Written exercise:
Reproduce, please, only the lines from the first line below to the line containing "head_len = [46, 30, 34]", inclusive.

Given information:
--- BEGIN ---
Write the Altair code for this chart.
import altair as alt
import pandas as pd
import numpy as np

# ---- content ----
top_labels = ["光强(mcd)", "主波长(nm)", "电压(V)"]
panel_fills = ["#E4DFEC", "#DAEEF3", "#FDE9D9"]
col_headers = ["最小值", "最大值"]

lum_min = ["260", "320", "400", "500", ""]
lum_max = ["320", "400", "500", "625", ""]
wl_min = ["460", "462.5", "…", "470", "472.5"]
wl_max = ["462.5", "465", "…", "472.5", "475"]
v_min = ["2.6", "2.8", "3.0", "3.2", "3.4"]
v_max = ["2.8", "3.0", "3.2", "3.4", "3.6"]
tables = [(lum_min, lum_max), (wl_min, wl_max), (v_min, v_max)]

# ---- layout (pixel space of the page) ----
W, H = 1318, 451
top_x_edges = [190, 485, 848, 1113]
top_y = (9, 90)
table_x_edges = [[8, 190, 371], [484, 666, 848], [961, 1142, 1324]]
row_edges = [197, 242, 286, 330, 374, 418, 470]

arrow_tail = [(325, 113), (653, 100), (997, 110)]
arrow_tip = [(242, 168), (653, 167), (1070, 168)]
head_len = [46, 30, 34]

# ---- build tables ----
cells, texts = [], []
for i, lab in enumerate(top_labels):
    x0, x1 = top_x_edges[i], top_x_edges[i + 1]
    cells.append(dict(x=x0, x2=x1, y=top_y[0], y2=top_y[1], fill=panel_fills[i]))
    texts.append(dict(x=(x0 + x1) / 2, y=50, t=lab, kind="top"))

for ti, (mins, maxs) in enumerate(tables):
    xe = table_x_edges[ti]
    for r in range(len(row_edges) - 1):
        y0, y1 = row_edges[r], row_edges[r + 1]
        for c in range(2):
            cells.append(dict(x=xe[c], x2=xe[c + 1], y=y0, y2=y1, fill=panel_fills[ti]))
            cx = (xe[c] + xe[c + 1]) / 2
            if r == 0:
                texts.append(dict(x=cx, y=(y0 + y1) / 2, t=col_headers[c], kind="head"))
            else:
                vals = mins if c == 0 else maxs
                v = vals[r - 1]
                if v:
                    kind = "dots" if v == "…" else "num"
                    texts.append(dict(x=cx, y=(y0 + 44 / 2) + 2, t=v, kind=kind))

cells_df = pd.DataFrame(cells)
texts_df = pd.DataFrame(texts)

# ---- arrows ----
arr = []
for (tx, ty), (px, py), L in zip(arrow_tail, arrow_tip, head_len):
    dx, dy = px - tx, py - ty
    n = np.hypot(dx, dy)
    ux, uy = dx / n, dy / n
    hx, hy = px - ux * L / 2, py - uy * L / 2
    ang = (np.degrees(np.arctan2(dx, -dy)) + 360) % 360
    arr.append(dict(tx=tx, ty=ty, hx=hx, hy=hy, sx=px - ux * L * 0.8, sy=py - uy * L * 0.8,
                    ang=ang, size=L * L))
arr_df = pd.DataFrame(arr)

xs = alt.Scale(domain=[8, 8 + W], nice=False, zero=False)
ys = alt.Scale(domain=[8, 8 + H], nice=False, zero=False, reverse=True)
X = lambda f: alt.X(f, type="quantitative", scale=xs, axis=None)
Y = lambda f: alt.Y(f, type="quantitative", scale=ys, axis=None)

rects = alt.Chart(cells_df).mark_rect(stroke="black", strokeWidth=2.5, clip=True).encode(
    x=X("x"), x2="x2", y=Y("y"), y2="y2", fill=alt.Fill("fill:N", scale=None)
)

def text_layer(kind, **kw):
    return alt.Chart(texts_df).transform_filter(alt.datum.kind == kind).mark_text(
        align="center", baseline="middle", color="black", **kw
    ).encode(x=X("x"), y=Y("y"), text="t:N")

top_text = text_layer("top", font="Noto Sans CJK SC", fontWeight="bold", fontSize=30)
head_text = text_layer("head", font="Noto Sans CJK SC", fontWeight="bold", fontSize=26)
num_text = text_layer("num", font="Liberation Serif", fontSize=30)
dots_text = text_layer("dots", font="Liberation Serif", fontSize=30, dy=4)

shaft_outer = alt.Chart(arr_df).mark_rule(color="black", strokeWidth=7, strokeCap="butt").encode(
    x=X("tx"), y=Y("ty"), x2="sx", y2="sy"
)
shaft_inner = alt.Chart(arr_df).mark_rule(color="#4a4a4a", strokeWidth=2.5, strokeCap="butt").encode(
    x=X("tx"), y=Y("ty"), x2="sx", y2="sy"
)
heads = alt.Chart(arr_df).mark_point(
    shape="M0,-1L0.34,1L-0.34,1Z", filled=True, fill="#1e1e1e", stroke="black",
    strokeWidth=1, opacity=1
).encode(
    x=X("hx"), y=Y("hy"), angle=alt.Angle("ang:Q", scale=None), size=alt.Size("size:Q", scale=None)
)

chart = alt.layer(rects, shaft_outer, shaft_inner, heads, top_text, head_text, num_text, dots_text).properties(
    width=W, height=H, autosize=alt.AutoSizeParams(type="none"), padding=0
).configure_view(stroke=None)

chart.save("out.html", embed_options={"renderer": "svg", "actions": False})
--- END ---
Exercise response:
Write the Altair code for this chart.
import altair as alt
import pandas as pd
import numpy as np

# ---- content ----
top_labels = ["光强(mcd)", "主波长(nm)", "电压(V)"]
panel_fills = ["#E4DFEC", "#DAEEF3", "#FDE9D9"]
col_headers = ["最小值", "最大值"]

lum_min = ["260", "320", "400", "500", ""]
lum_max = ["320", "400", "500", "625", ""]
wl_min = ["460", "462.5", "…", "470", "472.5"]
wl_max = ["462.5", "465", "…", "472.5", "475"]
v_min = ["2.6", "2.8", "3.0", "3.2", "3.4"]
v_max = ["2.8", "3.0", "3.2", "3.4", "3.6"]
tables = [(lum_min, lum_max), (wl_min, wl_max), (v_min, v_max)]

# ---- layout (pixel space of the page) ----
W, H = 1318, 451
top_x_edges = [190, 485, 848, 1113]
top_y = (9, 90)
table_x_edges = [[8, 190, 371], [484, 666, 848], [961, 1142, 1324]]
row_edges = [197, 242, 286, 330, 374, 418, 470]

arrow_tail = [(325, 113), (653, 100), (997, 110)]
arrow_tip = [(242, 168), (653, 167), (1070, 168)]
head_len = [46, 30, 34]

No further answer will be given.